A list of callables that take a path argument to try to create a finder for the path. If a finder can be created, it is to be returned by the callable, else raise ImportError.

Python Confession #3: I had never heard of or used path_hooks before.

So what is in path_hooks? If I keep hitting continue on the Visual Studio debugger the Exception is caught, I reach the python REPL and can inspect what is in sys.path_hooks:

And there it is - zipimporter. Now we're approaching an explanation - when the IronPython interpreter is initialised it imports the site module which takes the everything in path_hooks and applies them to all the modules in our path - but since there are no .zip files anywhere in our path zipimporter (the only path hook) cannot find anything to operate on, so throws an exception which is normally caught and handled.

So this is normal behaviour - the exception is even expected, since path_hooks' documentation states that if a path_hook fails it raises an Exception.

Conclusion

OK nothing special has happened here since IronPython is behaving exactly as it should, however unexpected it was to me. That said, this is a very nice way to learn some new Python concepts, like:

  1. the zipimport module
  2. the site module
  3. sys.path_hooks 

I even have a half-working clone of zipimporter for tarballs called tgzimporter, but there's little need for such functionality as I suspect that even zipimporter is seldom used. 
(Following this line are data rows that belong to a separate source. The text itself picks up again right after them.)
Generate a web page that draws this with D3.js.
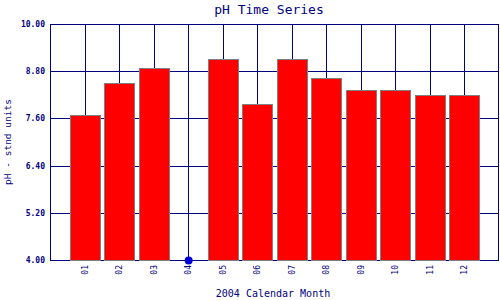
<!DOCTYPE html>
<html>
<head>
<meta charset="utf-8">
<script src="https://cdn.jsdelivr.net/npm/d3@7"></script>
<style>
  html, body { margin: 0; padding: 0; background: #fff; }
  svg { display: block; }
</style>
</head>
<body>
<svg id="chart" width="500" height="300"></svg>
<script>
// pH time series, monthly means for 2004. April has no sample (drawn as a dot at the floor).
const months = ["01", "02", "03", "04", "05", "06", "07", "08", "09", "10", "11", "12"];
const phValues = [7.68, 8.49, 8.87, null, 9.10, 7.96, 9.10, 8.62, 8.31, 8.31, 8.19, 8.19];
const yTicks = [4.0, 5.2, 6.4, 7.6, 8.8, 10.0];

const NAVY = "#000080";
const W = 500, H = 300;
const m = { top: 24, right: 1, bottom: 40, left: 50 };

const svg = d3.select("#chart");

// 14 evenly spaced slots; months sit on slots 1..12
const x = d3.scalePoint().domain(d3.range(14)).range([m.left, W - m.right]);
const y = d3.scaleLinear().domain([4, 10]).range([H - m.bottom, m.top]);
const barW = 30;

// grid
const gGrid = svg.append("g");
gGrid.selectAll("line.h").data(yTicks).join("line")
  .attr("x1", m.left).attr("x2", W - m.right)
  .attr("y1", (d) => Math.round(y(d)) + 0.5).attr("y2", (d) => Math.round(y(d)) + 0.5)
  .attr("stroke", NAVY).attr("stroke-width", 1);
gGrid.selectAll("line.v").data(months).join("line")
  .attr("x1", (d, i) => Math.round(x(i + 1)) + 0.5).attr("x2", (d, i) => Math.round(x(i + 1)) + 0.5)
  .attr("y1", y(10)).attr("y2", y(4))
  .attr("stroke", NAVY).attr("stroke-width", 1);
// frame: left and right edges
gGrid.append("line")
  .attr("x1", m.left + 0.5).attr("x2", m.left + 0.5).attr("y1", y(10)).attr("y2", y(4))
  .attr("stroke", NAVY);
gGrid.append("line")
  .attr("x1", W - m.right - 0.5).attr("x2", W - m.right - 0.5).attr("y1", y(10)).attr("y2", y(4))
  .attr("stroke", NAVY);

// bars
const data = months.map((mo, i) => ({ mo, i, v: phValues[i] }));
svg.append("g").selectAll("rect").data(data.filter((d) => d.v != null)).join("rect")
  .attr("x", (d) => Math.round(x(d.i + 1) - barW / 2) + 0.5)
  .attr("y", (d) => Math.round(y(d.v)) + 0.5)
  .attr("width", barW)
  .attr("height", (d) => Math.round(y(4)) - Math.round(y(d.v)))
  .attr("fill", "#ff0000")
  .attr("stroke", "#808080")
  .attr("stroke-width", 1);

// missing month marker
svg.append("g").selectAll("circle").data(data.filter((d) => d.v == null)).join("circle")
  .attr("cx", (d) => x(d.i + 1) + 0.5)
  .attr("cy", y(4) + 0.5)
  .attr("r", 4)
  .attr("fill", "#0000dd");

// y tick labels
svg.append("g").selectAll("text").data(yTicks).join("text")
  .attr("x", m.left - 5)
  .attr("y", (d) => y(d) + 3)
  .attr("text-anchor", "end")
  .attr("font-family", "'DejaVu Sans Mono', monospace")
  .attr("font-size", 8)
  .attr("font-weight", "bold")
  .attr("fill", NAVY)
  .text((d) => d.toFixed(2));

// x tick labels, rotated
svg.append("g").selectAll("text").data(months).join("text")
  .attr("transform", (d, i) => `translate(${x(i + 1) + 3},${y(4) + 5}) rotate(-90)`)
  .attr("text-anchor", "end")
  .attr("font-family", "'DejaVu Sans Mono', monospace")
  .attr("font-size", 8)
  .attr("fill", NAVY)
  .text((d) => d);

// titles
const mono = "'DejaVu Sans Mono', monospace";
svg.append("text")
  .attr("x", 269).attr("y", 14)
  .attr("text-anchor", "middle")
  .attr("font-family", mono).attr("font-size", 13)
  .attr("fill", NAVY)
  .text("pH Time Series");

svg.append("text")
  .attr("x", 273).attr("y", 297)
  .attr("text-anchor", "middle")
  .attr("font-family", mono).attr("font-size", 10)
  .attr("fill", NAVY)
  .text("2004 Calendar Month");

svg.append("text")
  .attr("transform", "translate(11,142) rotate(-90)")
  .attr("text-anchor", "middle")
  .attr("font-family", mono).attr("font-size", 9.5)
  .attr("fill", NAVY)
  .text("pH - stnd units");
</script>
</body>
</html>
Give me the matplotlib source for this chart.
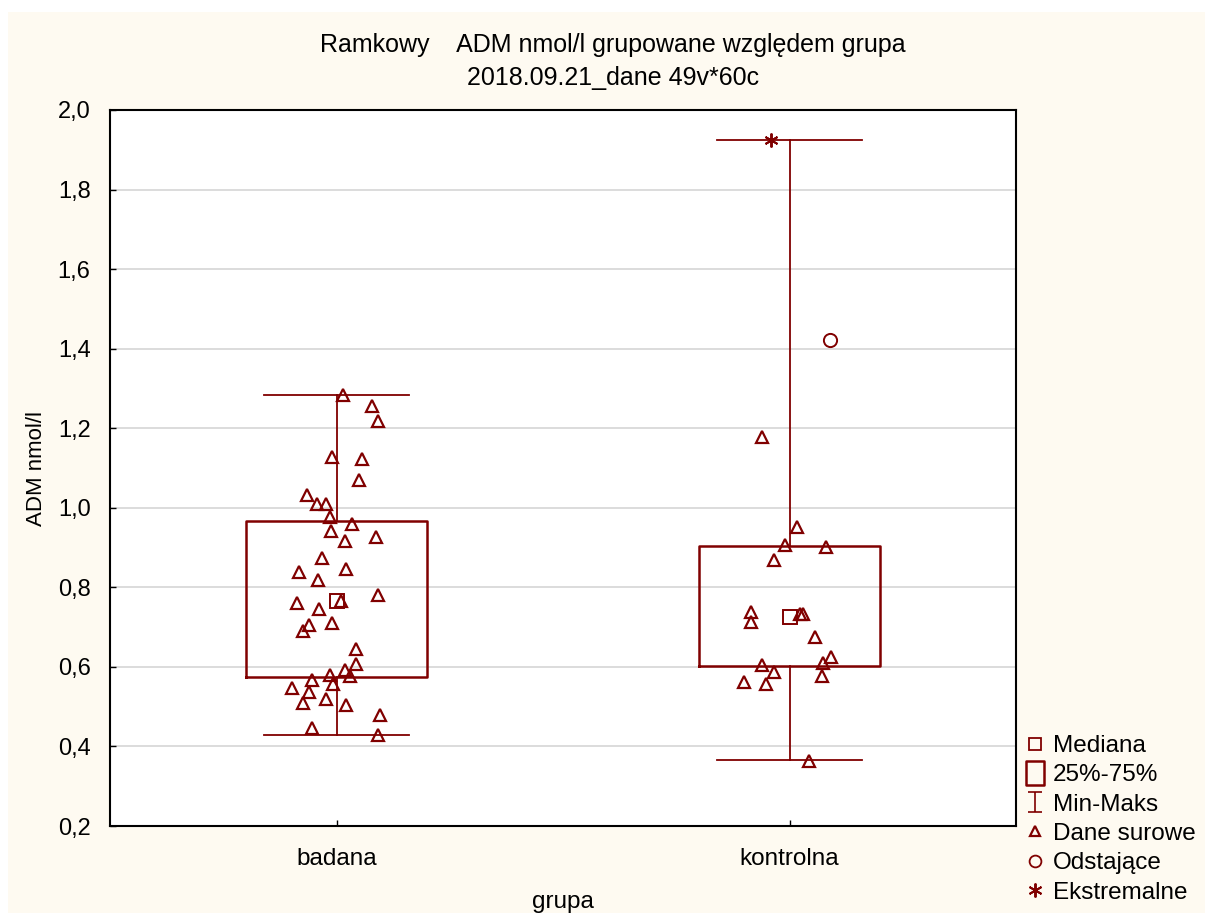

It would've been easy to just keep hitting the "F5" key until I hit the REPL, but then I would likely have struggled to find a way to approach the source code and perhaps would've put it off indefinitely. Hopefully now I'll find some way to continue to improve my understanding and contribute to the IronPython project.

1 response
Sean, you're absolutely right except one thing: this damn "IronyPython" is a complete non-working junk :) Devs might think (but I bet they don't!) "it's not important, we're did a great job and waste a lot of money", but this is BS too :) It's not a product at all! You might download and automate normal Python (use console redirection and other trick) and don't have these EXTREMILY stupid bugs.